L’affaire opposant la CNIL à Google sur l’étendue géographique du déréférencement illustre ces tensions. La Cour de Justice de l’Union Européenne a finalement statué en 2019 que le droit à l’oubli ne s’appliquait pas automatiquement à l’échelle mondiale, laissant la porte ouverte à des interprétations divergentes selon les juridictions.
Vers une évolution du concept de droit à l’oubli ?
Face aux limites du droit à l’effacement numérique, de nouvelles approches émergent. Plutôt qu’un effacement total, souvent illusoire, certains proposent de se concentrer sur le contrôle de l’accès aux données et leur contextualisation. L’idée serait de permettre aux individus de gérer plus finement la visibilité de leurs informations en ligne, sans pour autant les supprimer complètement.
D’autres pistes explorées incluent le développement de technologies « privacy by design », intégrant dès leur conception des mécanismes de protection de la vie privée, ou encore l’utilisation de l’intelligence artificielle pour automatiser la gestion des données personnelles tout en respectant les droits individuels.

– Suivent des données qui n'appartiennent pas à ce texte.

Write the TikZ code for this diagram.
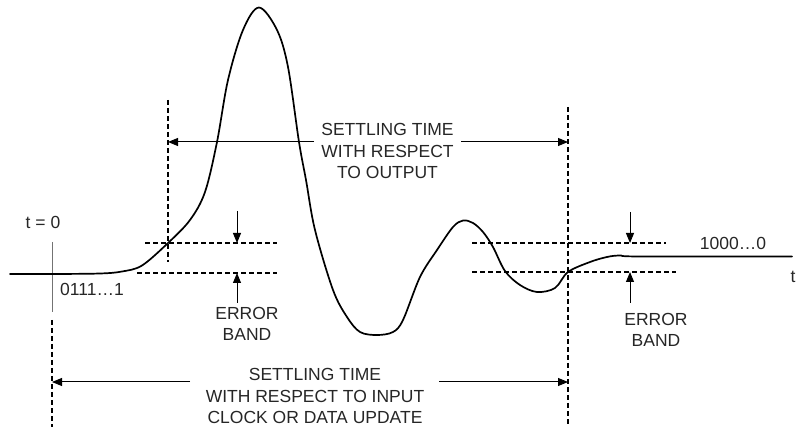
\documentclass[tikz,border=0pt]{standalone}
\usepackage{fontspec}
\setmainfont{Liberation Sans}
\usetikzlibrary{arrows.meta}
\begin{document}
\begin{tikzpicture}[x=1pt,y=-1pt,
  lbl/.style={font=\fontsize{17.5}{21.5}\selectfont, align=center, inner sep=0pt, text=black!85},
  dsh/.style={line width=1.4pt, dash pattern=on 5pt off 3pt},
  arr/.style={line width=1pt, -{Triangle[length=10pt,width=8pt]}},
  sig/.style={line width=1.7pt, line join=round, line cap=round},
  tick/.style={line width=1pt, draw=black!55}]
\useasboundingbox (0,0) rectangle (803,427);

% texts
\node[lbl] (top) at (387.5,151) {SETTLING TIME\\WITH RESPECT\\TO OUTPUT};
\node[lbl] (bot) at (315,396) {SETTLING TIME\\WITH RESPECT TO INPUT\\CLOCK OR DATA UPDATE};
\node[lbl] (eb1) at (247,324) {ERROR\\BAND};
\node[lbl] (eb2) at (656,330) {ERROR\\BAND};
\node[lbl] (t0) at (43,222) {t = 0};
\node[lbl, anchor=west] (code0) at (60,289) {0111…1};
\node[lbl] (code1) at (733,243) {1000…0};
\node[lbl] (tax) at (793,277) {t};

% coordinates
\coordinate (v1t) at (168,100);   \coordinate (v1b) at (168,262);
\coordinate (v2t) at (568,107);   \coordinate (v2b) at (568,427);
\coordinate (v0t) at (52,242);    \coordinate (v0m) at (52,312);
\coordinate (v0d) at (52,320);    \coordinate (v0b) at (52,427);

\coordinate (lu1) at (145,243);   \coordinate (lu2) at (277,243);
\coordinate (ll1) at (137,273);   \coordinate (ll2) at (277,273);
\coordinate (ru1) at (472,243);   \coordinate (ru2) at (666,243);
\coordinate (rl1) at (472,272);   \coordinate (rl2) at (676,272);

\coordinate (lda) at (237,211);   \coordinate (ldb) at (237,243);
\coordinate (lua) at (237,303);   \coordinate (lub) at (237,273);
\coordinate (rda) at (630,212);   \coordinate (rdb) at (630,243);
\coordinate (rua) at (630,303);   \coordinate (rub) at (630,272);

\coordinate (ta1) at (314,142);   \coordinate (ta2) at (461,142);
\coordinate (ba1) at (190,382);   \coordinate (ba2) at (439,382);

% vertical markers
\draw[dsh] (v1t) -- (v1b);
\draw[dsh] (v2t) -- (v2b);
\draw[tick] (v0t) -- (v0m);
\draw[dsh] (v0d) -- (v0b);

% error bands
\draw[dsh] (lu1) -- (lu2);
\draw[dsh] (ll1) -- (ll2);
\draw[dsh] (ru1) -- (ru2);
\draw[dsh] (rl1) -- (rl2);

\draw[arr] (lda) -- (ldb);
\draw[arr] (lua) -- (lub);
\draw[arr] (rda) -- (rdb);
\draw[arr] (rua) -- (rub);

% settling time arrows
\draw[arr] (ta1) -- (v1t |- ta1);
\draw[arr] (ta2) -- (v2t |- ta2);
\draw[arr] (ba1) -- (v0t |- ba1);
\draw[arr] (ba2) -- (v2t |- ba2);

% signal
\draw[sig] plot[smooth, tension=0.55] coordinates {
 (10,274) (52,274) (100,273.5) (122,271.5) (142,265.5) (168,243) (190,220) (205,192)
 (217,142) (228,80) (243,30) (259,7.5) (277,30) (288,67) (299,142)
 (306,180) (315,230) (333,290) (347,317) (360,332) (377,335) (393,332)
 (403,320) (420,277) (437,250) (453,227) (463,220.5) (473,223) (483,232) (493,247)
 (505,271) (520,285) (537,292) (555,288) (568,272) (590,262) (607,257)
 (620,255.5) (640,256.5) (792,256.5)};
\end{tikzpicture}
\end{document}
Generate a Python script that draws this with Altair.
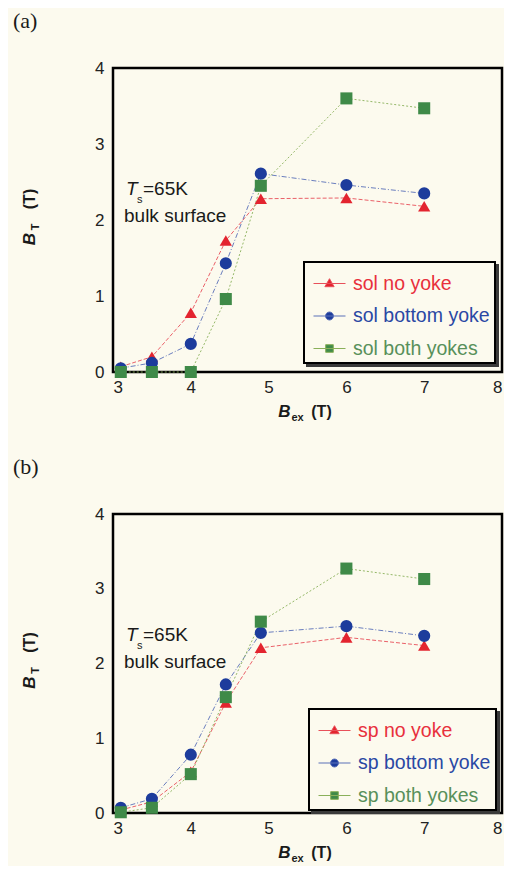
import altair as alt
import pandas as pd

# ---------------- data ----------------
BEX = [3.1, 3.5, 4.0, 4.45, 4.9, 6.0, 7.0]

A_NAMES = ["sol no yoke", "sol bottom yoke", "sol both yokes"]
A_NO = [0.07, 0.20, 0.78, 1.73, 2.28, 2.29, 2.18]
A_BOTTOM = [0.05, 0.12, 0.37, 1.43, 2.61, 2.46, 2.35]
A_BOTH = [0.00, 0.00, 0.00, 0.96, 2.45, 3.60, 3.47]

B_NAMES = ["sp no yoke", "sp bottom yoke", "sp both yokes"]
B_NO = [0.04, 0.15, 0.55, 1.48, 2.21, 2.35, 2.24]
B_BOTTOM = [0.07, 0.19, 0.78, 1.72, 2.41, 2.50, 2.37]
B_BOTH = [0.01, 0.07, 0.52, 1.55, 2.56, 3.27, 3.13]

X_TICKS = [3, 4, 5, 6, 7, 8]
Y_TICKS = [0, 1, 2, 3, 4]

# ---------------- style ----------------
BG = "#fcfaee"
COLORS = ["#e3242f", "#1d3c9c", "#3f8a48"]
LINE_COLORS = ["#e8505a", "#5a70b8", "#8ab05a"]
LABEL_COLORS = ["#e8303c", "#2a48a4", "#58905a"]
SHAPES = ["triangle-up", "circle", "square"]
SIZES = [150, 145, 115]
DASHES = [[4, 2], [5, 2, 1, 2], [2, 2]]
LEGEND_PATHS = [
    "M-1,0H1M0,-0.3L0.29,0.2H-0.29Z",
    "M-1,0H1M0.25,0A0.25,0.25 0 1 1 -0.25,0A0.25,0.25 0 1 1 0.25,0Z",
    "M-1,0H1M-0.24,-0.24H0.24V0.24H-0.24Z",
]
SANS = "Liberation Sans"
SERIF = "Liberation Serif"
LEG_FONT = 19.5


def color_expr(names, cols):
    return ("datum.value == '%s' ? '%s' : datum.value == '%s' ? '%s' : '%s'"
            % (names[0], cols[0], names[1], cols[1], cols[2]))


def txt(text, x, y, size, font=SANS, style="normal", weight="normal",
        angle=0, align="center", baseline="middle"):
    return alt.Chart(pd.DataFrame({"t": [text]})).mark_text(
        font=font, fontSize=size, fontStyle=style, fontWeight=weight,
        angle=angle, align=align, baseline=baseline, color="#1a1a1a"
    ).encode(x=alt.value(x), y=alt.value(y), text="t:N")


def panel(tag, names, series, width, height, leg_x, leg_y, label_em):
    rows = []
    for name, vals in zip(names, series):
        for bx, bt in zip(BEX, vals):
            rows.append({"series": name, "Bex": bx, "BT": bt})
    df = pd.DataFrame(rows)

    x = alt.X("Bex:Q", scale=alt.Scale(domain=[3, 8], nice=False, zero=False),
              axis=alt.Axis(values=X_TICKS, title=None, format="d"))
    y = alt.Y("BT:Q", scale=alt.Scale(domain=[0, 4], nice=False),
              axis=alt.Axis(values=Y_TICKS, title=None, format="d"))

    lines = alt.Chart(df).mark_line(strokeWidth=1, opacity=0.9).encode(
        x=x, y=y,
        color=alt.Color("series:N", scale=alt.Scale(domain=names, range=LINE_COLORS), legend=None),
        strokeDash=alt.StrokeDash("series:N", scale=alt.Scale(domain=names, range=DASHES), legend=None),
    )
    points = alt.Chart(df).mark_point(filled=True, opacity=1).encode(
        x=x, y=y,
        color=alt.Color("series:N", scale=alt.Scale(domain=names, range=COLORS), legend=None),
        shape=alt.Shape("series:N", scale=alt.Scale(domain=names, range=SHAPES), legend=None),
        size=alt.Size("series:N", scale=alt.Scale(domain=names, range=SIZES), legend=None),
    )
    leg_common = dict(
        orient="none", title=None,
        padding=5, labelOffset=7, rowPadding=6.5,
        symbolSize=1024, symbolStrokeWidth=1,
        labelFont=SANS, labelFontSize=LEG_FONT, labelLimit=300,
    )
    main_leg = dict(
        leg_common, legendX=leg_x, legendY=leg_y, symbolOffset=4,
        symbolStrokeColor={"expr": color_expr(names, LINE_COLORS)},
        labelColor={"expr": color_expr(names, LABEL_COLORS)},
        fillColor=BG, strokeColor="black",
    )
    # drop shadow: same-size box, offset by 3px, no labels (width kept by symbol offset)
    shadow_leg = dict(
        leg_common, legendX=leg_x + 3, legendY=leg_y + 3,
        symbolOffset=4 + label_em * LEG_FONT,
        labelExpr="''",
        symbolOpacity=0, labelOpacity=0,
        fillColor="#3a3a3a", strokeColor="#3a3a3a",
    )

    def legend_layer(props):
        return alt.Chart(df).transform_filter("false").mark_point(filled=True, opacity=1).encode(
            x=x, y=y,
            color=alt.Color("series:N", scale=alt.Scale(domain=names, range=COLORS),
                            legend=alt.Legend(**props)),
            shape=alt.Shape("series:N", scale=alt.Scale(domain=names, range=LEGEND_PATHS),
                            legend=alt.Legend(**props)),
        )

    texts = [
        txt(tag, -100, -47, 22, font=SERIF, align="left"),
        # y-axis title  B_T (T)
        txt("B", -83, height / 2 + 19, 17, style="italic", weight="bold", angle=270),
        txt("T", -77, height / 2 + 7, 11, weight="bold", angle=270),
        txt("(T)", -83, height / 2 - 21, 16, weight="bold", angle=270),
        # x-axis title  B_ex (T)
        txt("B", width / 2 - 23, height + 40, 17, style="italic", weight="bold"),
        txt("ex", width / 2 - 10, height + 46, 11, weight="bold"),
        txt("(T)", width / 2 + 14, height + 40, 16, weight="bold"),
        # annotation
        txt("T", 13, 121, 19, style="italic", align="left"),
        txt("s", 24, 132, 11, align="left"),
        txt("=65K", 30, 121, 19, align="left"),
        txt("bulk surface", 11, 148, 19, align="left"),
    ]

    return alt.layer(lines, points, legend_layer(shadow_leg), legend_layer(main_leg), *texts).resolve_scale(
        color="independent", shape="independent", size="independent", strokeDash="independent"
    ).properties(width=width, height=height)


# widest legend label, in em of Liberation Sans: "sol bottom yoke" / "sp bottom yoke"
top = panel("(a)", A_NAMES, [A_NO, A_BOTTOM, A_BOTH], 389, 304, 191, 194, 7.003)
bottom = panel("(b)", B_NAMES, [B_NO, B_BOTTOM, B_BOTH], 389, 299, 196, 195, 6.781)

chart = alt.vconcat(
    top, bottom, spacing=29, background=BG,
    padding={"left": 3, "top": 0, "right": 0, "bottom": 0},
).resolve_scale(
    color="independent", shape="independent", size="independent", strokeDash="independent"
).configure_view(
    stroke="black", strokeWidth=2.5, fill=BG
).configure_axis(
    domain=False, ticks=False, tickSize=0, grid=False,
    labelFont=SANS, labelFontSize=17, labelColor="#222222", labelPadding=7,
).configure_axisY(labelPadding=9).configure_legend(strokeWidth=2)

chart.save("out.html", embed_options={"renderer": "svg", "actions": False})
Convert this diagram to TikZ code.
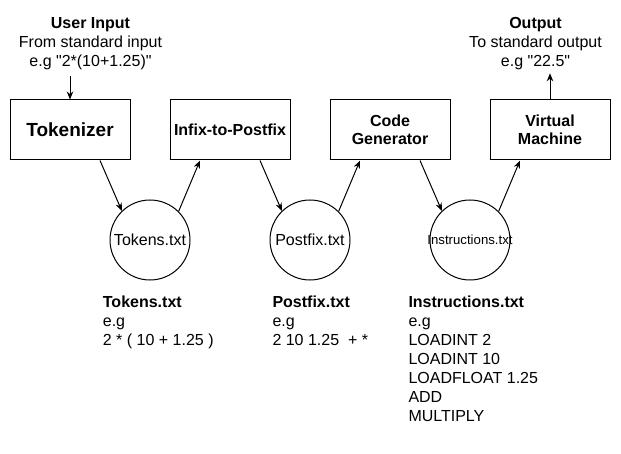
\documentclass[tikz,border=0pt]{standalone}
\usepackage{fontspec}
\setmainfont{Liberation Sans}[Ligatures=TeXOff]
\usetikzlibrary{arrows.meta}
\begin{document}
\begin{tikzpicture}[x=1pt,y=-1pt,
  box/.style={draw,line width=1pt,minimum width=120pt,minimum height=60pt,inner sep=0pt,font=\bfseries\fontsize{16}{18.5}\selectfont,align=center},
  file/.style={draw,circle,line width=1pt,minimum size=80pt,inner sep=0pt,font=\fontsize{16}{19}\selectfont},
  conn/.style={line width=1pt,-{Stealth[length=8pt,width=6.5pt]}},
  note/.style={inner sep=0pt,align=left,anchor=north west,font=\fontsize{16}{19}\selectfont},
  head/.style={inner sep=0pt,align=center,anchor=north,font=\fontsize{16}{19}\selectfont}]
\useasboundingbox (0,0) rectangle (621,454);
% process boxes
\node[box,font=\bfseries\fontsize{19}{22}\selectfont] (tok) at (70,130) {Tokenizer};
\node[box] (inf) at (230,130) {Infix-to-Postfix};
\node[box] (cg) at (390,130) {Code\\Generator};
\node[box] (vm) at (550,130) {Virtual\\Machine};
% files
\node[file] (c1) at (150,240) {Tokens.txt};
\node[file] (c2) at (310,240) {Postfix.txt};
\node[file,label={[font=\fontsize{13.2}{15}\selectfont,inner sep=0pt]center:Instructions.txt}] (c3) at (470,240) {};
% input / output
\node[head] (uin) at (90.5,16.8) {\textbf{User Input}\\From standard input\\e.g "2*(10+1.25)"};
\coordinate (uinend) at (70,75.7);
\draw[conn] (uinend) -- (tok.north);
\node[head] (out) at (535.5,16.8) {\textbf{Output}\\To standard output\\e.g "22.5"};
\coordinate (outend) at (550,73.3);
\draw[conn] (vm.north) -- (outend);
% connectors
\draw[conn] ([xshift=30pt]tok.south) -- (c1.134);
\draw[conn] (c1.45) -- ([xshift=-30pt]inf.south);
\draw[conn] ([xshift=30pt]inf.south) -- (c2.134);
\draw[conn] (c2.45) -- ([xshift=-30pt]cg.south);
\draw[conn] ([xshift=30pt]cg.south) -- (c3.134);
\draw[conn] (c3.45) -- ([xshift=-30pt]vm.south);
% notes
\node[note] (n1) at (102.7,296) {\textbf{Tokens.txt}\\e.g\\2 * ( 10 + 1.25 )};
\node[note] (n2) at (272.3,296) {\textbf{Postfix.txt}\\e.g\\2 10 1.25\ \ + *};
\node[note] (n3) at (408.3,296) {\textbf{Instructions.txt}\\e.g\\LOADINT 2\\LOADINT 10\\LOADFLOAT 1.25\\ADD\\MULTIPLY};
\end{tikzpicture}
\end{document}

Le droit à l’effacement numérique, bien qu’essentiel à la protection de la vie privée, se heurte à des limites techniques, juridiques et éthiques considérables. Son application nécessite un équilibre délicat entre différents droits fondamentaux et intérêts sociétaux. À l’avenir, une approche plus nuancée et technologiquement avancée pourrait permettre de mieux concilier le besoin de protection individuelle avec les réalités du monde numérique.